■ Directions: Pick out every line that holds the string "Output" and copy it.

■ Supplied entries:
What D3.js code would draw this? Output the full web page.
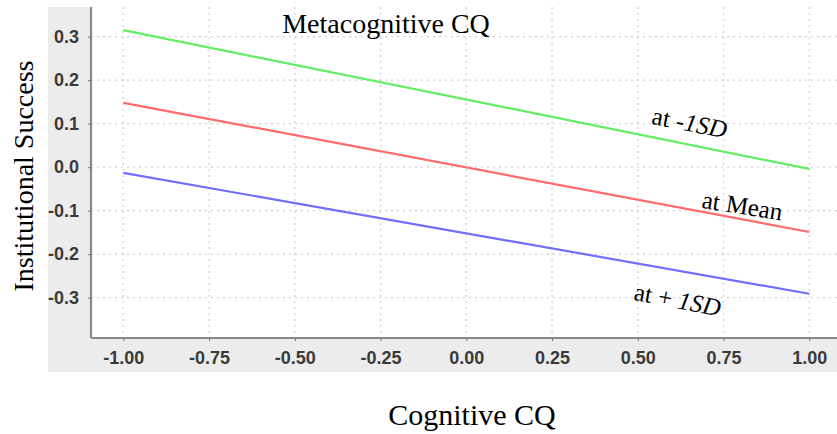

==

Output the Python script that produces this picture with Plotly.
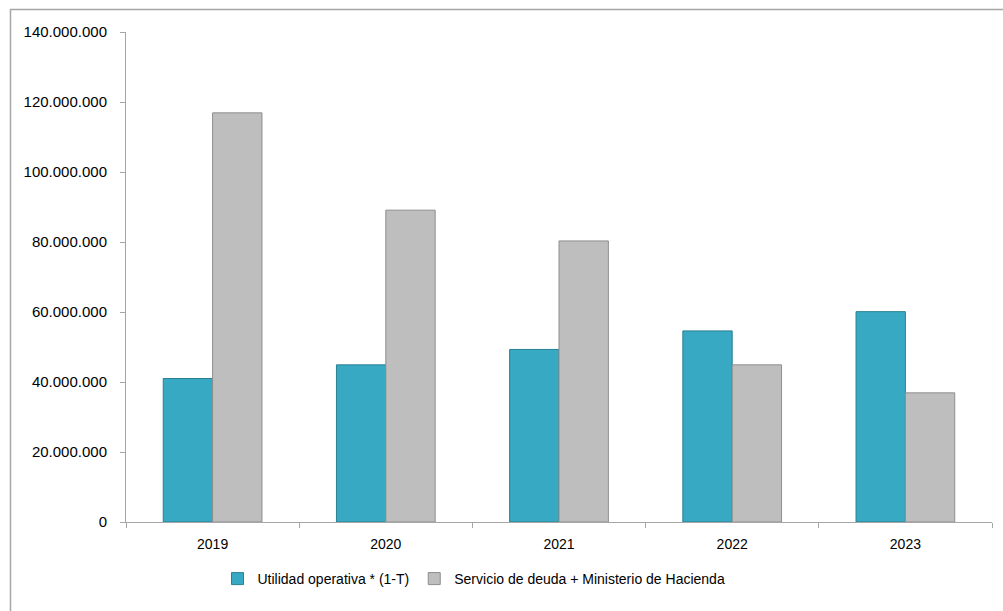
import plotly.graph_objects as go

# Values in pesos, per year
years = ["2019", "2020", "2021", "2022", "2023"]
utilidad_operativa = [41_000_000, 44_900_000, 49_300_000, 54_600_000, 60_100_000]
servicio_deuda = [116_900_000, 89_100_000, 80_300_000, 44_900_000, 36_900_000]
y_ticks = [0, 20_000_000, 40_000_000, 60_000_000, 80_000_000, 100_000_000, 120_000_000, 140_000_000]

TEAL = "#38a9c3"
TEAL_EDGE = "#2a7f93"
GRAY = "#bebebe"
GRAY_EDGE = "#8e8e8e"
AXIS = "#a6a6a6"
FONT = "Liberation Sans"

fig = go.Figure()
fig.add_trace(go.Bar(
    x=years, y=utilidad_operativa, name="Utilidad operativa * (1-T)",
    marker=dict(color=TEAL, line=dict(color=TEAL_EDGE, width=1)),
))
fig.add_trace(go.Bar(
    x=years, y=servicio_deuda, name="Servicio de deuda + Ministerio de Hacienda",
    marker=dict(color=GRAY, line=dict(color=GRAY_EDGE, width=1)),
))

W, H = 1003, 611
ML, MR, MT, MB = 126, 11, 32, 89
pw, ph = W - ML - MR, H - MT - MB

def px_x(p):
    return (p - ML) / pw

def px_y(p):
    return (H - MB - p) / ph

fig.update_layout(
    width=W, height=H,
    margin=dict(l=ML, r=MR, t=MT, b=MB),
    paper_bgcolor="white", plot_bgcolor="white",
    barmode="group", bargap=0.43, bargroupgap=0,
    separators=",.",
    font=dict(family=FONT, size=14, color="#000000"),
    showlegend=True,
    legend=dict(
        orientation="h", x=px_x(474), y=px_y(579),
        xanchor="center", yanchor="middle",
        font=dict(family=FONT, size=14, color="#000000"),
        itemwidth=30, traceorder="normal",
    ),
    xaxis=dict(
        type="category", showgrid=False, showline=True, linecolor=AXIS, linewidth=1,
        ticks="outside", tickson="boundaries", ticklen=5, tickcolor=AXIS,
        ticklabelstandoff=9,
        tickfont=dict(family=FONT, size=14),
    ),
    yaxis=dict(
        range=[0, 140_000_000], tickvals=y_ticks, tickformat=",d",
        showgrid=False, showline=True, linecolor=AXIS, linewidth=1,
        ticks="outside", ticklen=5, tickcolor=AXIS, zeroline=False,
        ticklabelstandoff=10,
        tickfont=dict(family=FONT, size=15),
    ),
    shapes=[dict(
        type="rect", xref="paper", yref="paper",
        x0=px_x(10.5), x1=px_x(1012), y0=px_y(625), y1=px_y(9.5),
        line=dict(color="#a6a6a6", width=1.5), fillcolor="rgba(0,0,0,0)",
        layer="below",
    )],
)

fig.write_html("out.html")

■ Response:
What D3.js code would draw this? Output the full web page.
Output the Python script that produces this picture with Plotly.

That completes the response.